First-principles study on phase transition-induced initial decomposition of nitrogen-rich energetic azidotetrazolate oxide anion salts under external electric fields: A case study of ammonium azidotetrazolate 2-oxide and guanidinium 5-azidotetrazolate 1N-oxide

Abstract

A first-principles study was carried out to investigate the influence mechanism of external electric field on crystal structures, electronic structures, Hirshfeld surfaces, hydrogen bonds, vibrational properties and initial decomposition mechanisms of nitrogen-rich CN7- energetic compounds ammonium azidotetrazolate 2-oxide (AAO) and guanidinium 5-azidotetrazolate 1 N-oxide (GAO). The results reveal that AAO and GAO undergo phase transitions into more sensitive crystalline phases at 0.006 a.u. and 0.007 a.u. respectively, thereby facilitating their initial decompositions, and the phase transitions are reflected in their all structural properties.
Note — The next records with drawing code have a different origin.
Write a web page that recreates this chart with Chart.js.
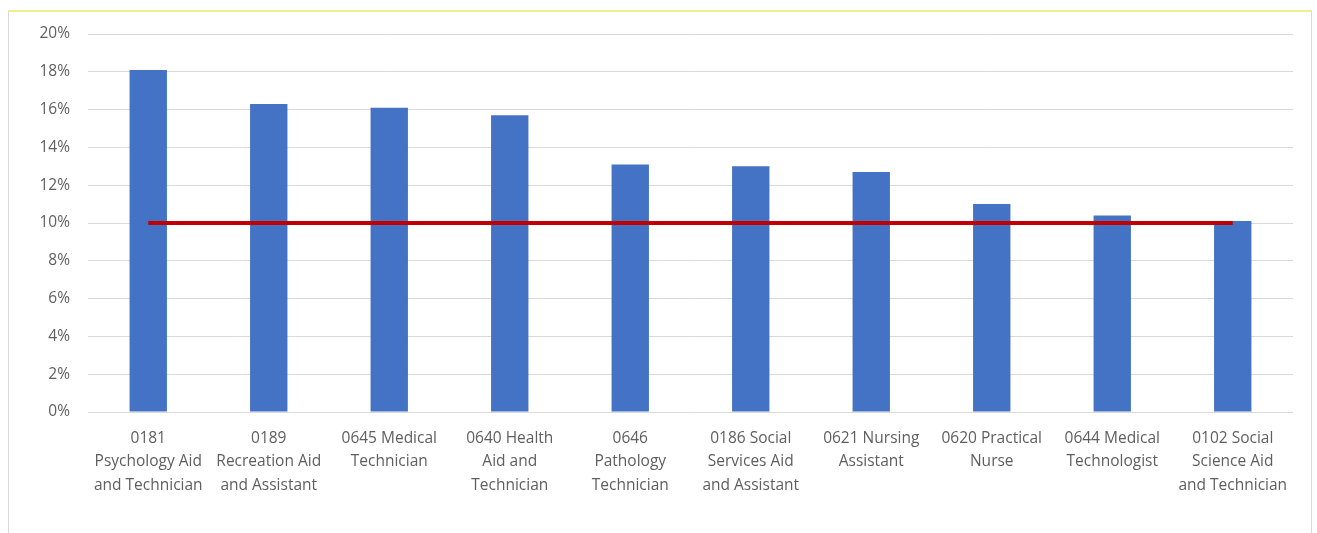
<!DOCTYPE html>
<html>
<head>
<meta charset="utf-8">
<script src="https://cdn.jsdelivr.net/npm/chart.js@4/dist/chart.umd.min.js"></script>
<style>
  html, body { margin: 0; padding: 0; background: #ffffff; }
  #wrap { position: relative; width: 1317px; height: 533px; overflow: hidden; }
  #frame {
    position: absolute; left: 8px; top: 10px; width: 1304px; height: 540px;
    border-top: 2px solid #f3ee8c; border-left: 1px solid #d9d9d9; border-right: 1px solid #d9d9d9;
    box-sizing: border-box;
  }
  #c { position: absolute; left: 0; top: 0; }
</style>
</head>
<body>
<div id="wrap">
  <div id="frame"></div>
  <canvas id="c" width="1317" height="533"></canvas>
</div>
<script>
// Occupational series, each label split into the lines it is printed on
const categories = [
  ["0181", "Psychology Aid", "and Technician"],
  ["0189", "Recreation Aid", "and Assistant"],
  ["0645 Medical", "Technician"],
  ["0640 Health", "Aid and", "Technician"],
  ["0646", "Pathology", "Technician"],
  ["0186 Social", "Services Aid", "and Assistant"],
  ["0621 Nursing", "Assistant"],
  ["0620 Practical", "Nurse"],
  ["0644 Medical", "Technologist"],
  ["0102 Social", "Science Aid", "and Technician"]
];

// Rate per series, in percent
const rates = [18.1, 16.3, 16.1, 15.7, 13.1, 13.0, 12.7, 11.0, 10.4, 10.1];

// Reference level drawn across all series, in percent
const threshold = [10, 10, 10, 10, 10, 10, 10, 10, 10, 10];

// Value axis ticks
const yTicks = [0, 2, 4, 6, 8, 10, 12, 14, 16, 18, 20];

const FONT = "'Open Sans', Lato, sans-serif";
const TEXT = "#5f5f5f";

new Chart(document.getElementById("c"), {
  data: {
    labels: categories,
    datasets: [
      {
        type: "line",
        data: threshold,
        borderColor: "#c00000",
        borderWidth: 4,
        pointRadius: 0,
        tension: 0,
        order: 0
      },
      {
        type: "bar",
        data: rates,
        backgroundColor: "#4472c4",
        categoryPercentage: 1,
        barPercentage: 0.31,
        order: 1
      }
    ]
  },
  options: {
    responsive: false,
    animation: false,
    events: [],
    layout: { padding: { left: 0, right: 24, top: 34, bottom: 0 } },
    plugins: { legend: { display: false }, tooltip: { enabled: false } },
    scales: {
      x: {
        offset: true,
        grid: { display: false, drawTicks: false },
        border: { display: false },
        ticks: {
          color: TEXT,
          font: { family: FONT, size: 15.5, lineHeight: 1.5 },
          padding: 15,
          maxRotation: 0,
          autoSkip: false
        },
        afterFit: (s) => { s.height = 121; }
      },
      y: {
        min: 0,
        max: 20,
        afterBuildTicks: (s) => { s.ticks = yTicks.map(v => ({ value: v })); },
        grid: { color: "#d9d9d9", lineWidth: 1, drawTicks: false },
        border: { display: false },
        ticks: {
          color: TEXT,
          font: { family: FONT, size: 15.5 },
          padding: 18,
          callback: (v) => v + "%"
        },
        afterFit: (s) => { s.width = 88; }
      }
    }
  }
});
</script>
</body>
</html>
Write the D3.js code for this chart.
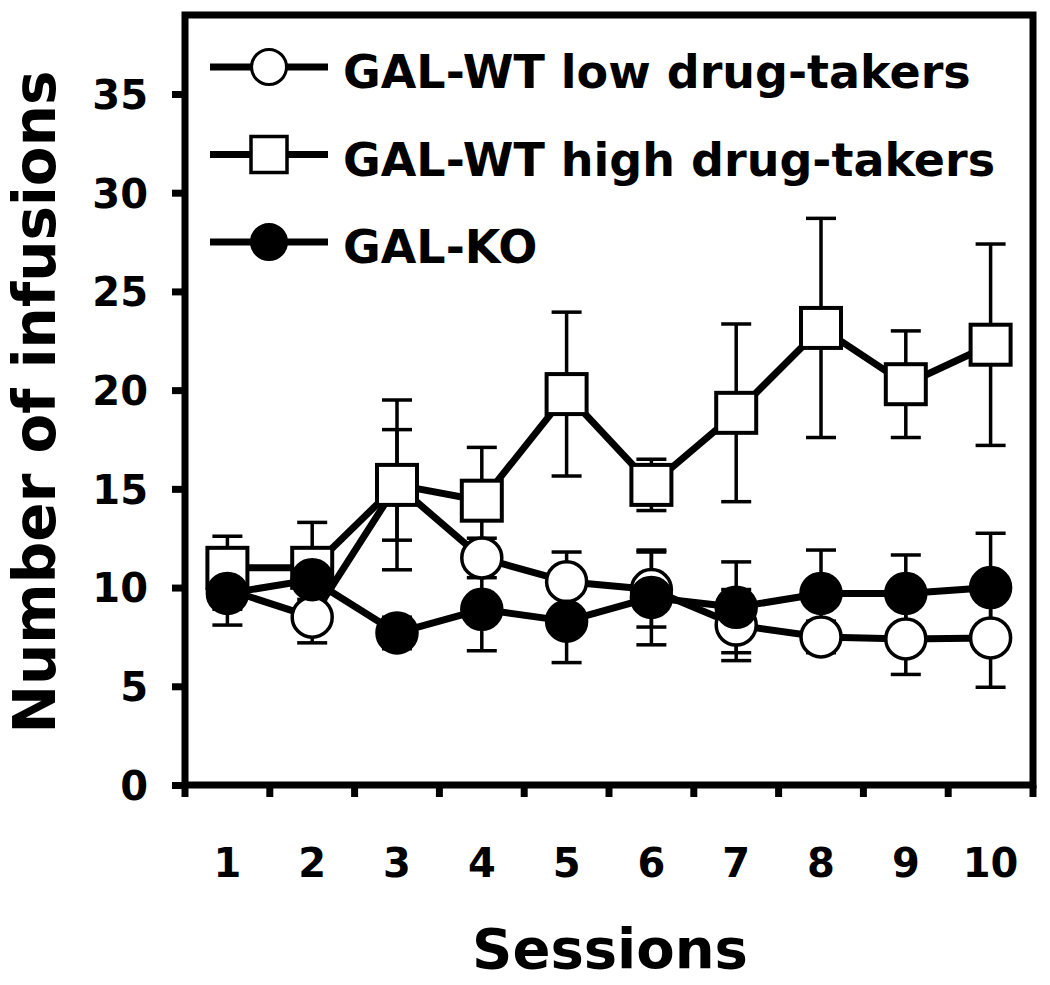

The gradual decline in band gaps of AAO and GAO suggests that external electric field favors the electron transition ability from the occupied orbitals to empty ones. The discussion on DOS shows that N-N and N = O bonds breaking could be external electric field-induced initial decomposition pathways for AAO and GAO. The analysis on Hirshfeld surfaces and hydrogen bonds shows that external electric fields could adjust the hydrogen bonds in crystals, thereby changing their physicochemical properties. The vibrational analysis denotes that all main IR characteristic peaks in AAO gradually move towards lower frequency regions while those in GAO vary significantly. External electric field-induced initial decomposition of AAO and the most possible one of GAO are breaking of N-N single bond in tetrazole, and breaking of N-N single bond connected by N on carbonyl and N on tetrazole ring, respectively. Our findings offer a new insight into the effect of external electric field on energetic materials that phase transition induces initial decomposition under external electric fields.